Here’s a crowd favorite dessert that I end up making during the holidays every year. Even people who don’t typically like pumpkin, love this recipe. What makes it extra special is the caramelized burnt sugar (or brûlée) that tops off the creamy cheesecake. If you don’t have a brûlée torch, it is well worth the small investment. For variations, you can do cheesecake squares or individual size cheesecakes. From Halloween until New Years, it will be a recipe you would want to make over and over again!

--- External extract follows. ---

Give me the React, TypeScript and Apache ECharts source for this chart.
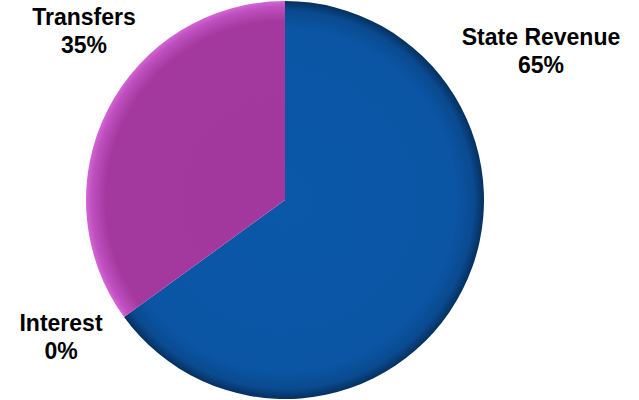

PUMPKIN-CHEESECAKE BRULEE RECIPE
1 1/2 cups graham cracker crumbs
1/3 cup butter
1/4 cup granulated sugar
3 (8 ounce) packages cream cheese
1 cup granulated sugar
1/4 cup packed light brown sugar
2 large eggs
1 (15 ounce) can 100% pumpkin
2/3 cup evaporated milk
2 tablespoons cornstarch
1 1/4 teaspoons ground cinnamon
1/2 teaspoon ground nutmeg
1 teaspoon vanilla extract
1/2 cup granulated sugar (for topping)
Preheat oven to 350 degrees F. Combine graham cracker crumbs, butter and granulated sugar in medium bowl. Press onto bottom and 1 inch up side of ungreased 9-inch springform pan. Bake for 6 to 8 minutes (do not allow to brown). Cool on wire rack for 10 minutes. Beat cream cheese, granulated sugar and brown sugar in large mixer bowl until fluffy. Beat in eggs, pumpkin, vanilla and evaporated milk. Add cornstarch, cinnamon and nutmeg; beat well. Pour into crust. Bake for 55 to 60 minutes or until edge is set but center still moves slightly. Cool on wire rack. Refrigerate for several hours or overnight. Remove side of springform pan.
Use a strainer to spread the sugar evenly on top of the cheesecake. Use a brûlée torch to burn the sugar till golden brown. The sugar will harden as it cools. Let cool for 5 minutes before serving.